Óleo sobre lienzo, 75 x 104 cm,
Museo d’Orsay, París
Hoy la vemos como una preciosa postal de la vida cotidiana del París de fines del siglo XIX, sin embargo, cuando Monet pintó su famosa serie de la Gare Saint-Lazare, lo que estaba haciendo era representar arquitectura contemporánea y tecnología punta. Más o menos lo mismo que si vamos ahora a una estación modernísima de trenes de alta velocidad y hacemos una foto.
Evidentemente, para la mayoría de los espectadores de ese momento, las estaciones y los trenes carecían del más mínimo interés artístico. Es más, estos cuadros se consideraban muchas veces como una provocación. El hecho de plasmar un motivo determinado en un lienzo y luego exponerlo al público, eleva, en cierto modo, la categoría del elemento representado, obligando a los espectadores a contemplarlo como una obra de arte. Aunque muchos críticos y espectadores protestasen airados diciendo la famosa frase de “esto no es arte”, lo cierto es que el artista les había obligado, aunque fuese solo durante unos instantes, a considerarlo como tal, a emitir un juicio de valor partiendo de esa premisa.
La técnica suelta de los impresionistas también levantaba ampollas. A ojos de un espectador de la época, acostumbrado a la pintura academicista que triunfaba en el Salón de París, estos lienzos no eran más que bocetos, de ningún modo podían considerarse como obras terminadas.
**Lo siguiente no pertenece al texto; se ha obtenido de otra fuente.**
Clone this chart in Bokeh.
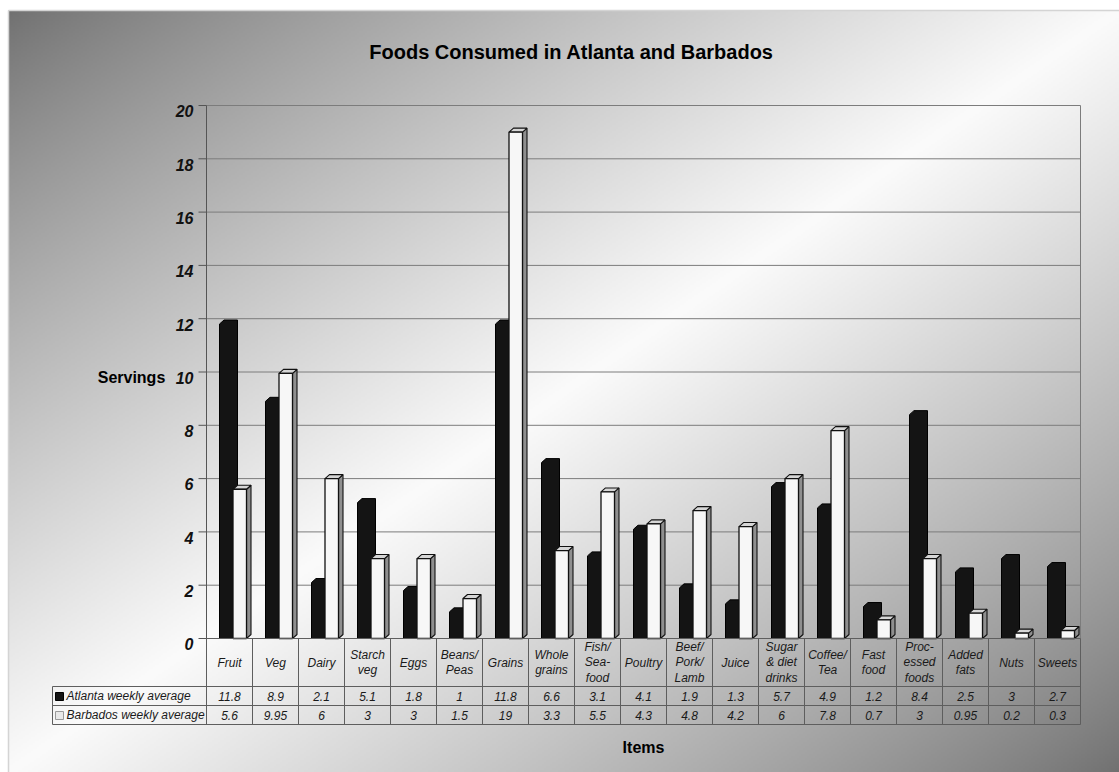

El objetivo de Monet era representar la luz, el efecto cambiante de la atmósfera, y para eso había que pintar rápido, con una técnica novedosa que, más que mostrar formas concretas, las sugiriese. El vapor de los trenes desdibuja toda la escena, apenas nos deja ver las locomotoras, las vías, la cubierta de hierro y vidrio de la estación, los edificios tan parisinos del fondo y a los pasajeros que esperan en los andenes. Cuesta distinguir el moderno Pont de l’Europe, protagonista de muchos otros cuadros de la época, que cruza el lienzo en horizontal, de un lado a otro. El contraste entre el exterior luminoso, con ese cielo tan azul, y el interior más oscuro de la estación incluso molesta en los ojos, como si nos deslumbrase mirar hacia afuera.
Una obra magnífica, pero que conviene situar en su contexto histórico para poder extraer una importante lección de ella. Los impresionistas nos demuestran que la belleza puede estar escondida en cualquier espacio y lugar, que podemos disfrutar estéticamente de las calles que nos rodean y de los detalles más insignificantes de nuestro entorno. Nos enseñan a mirar el mundo cotidiano con ojos de artista.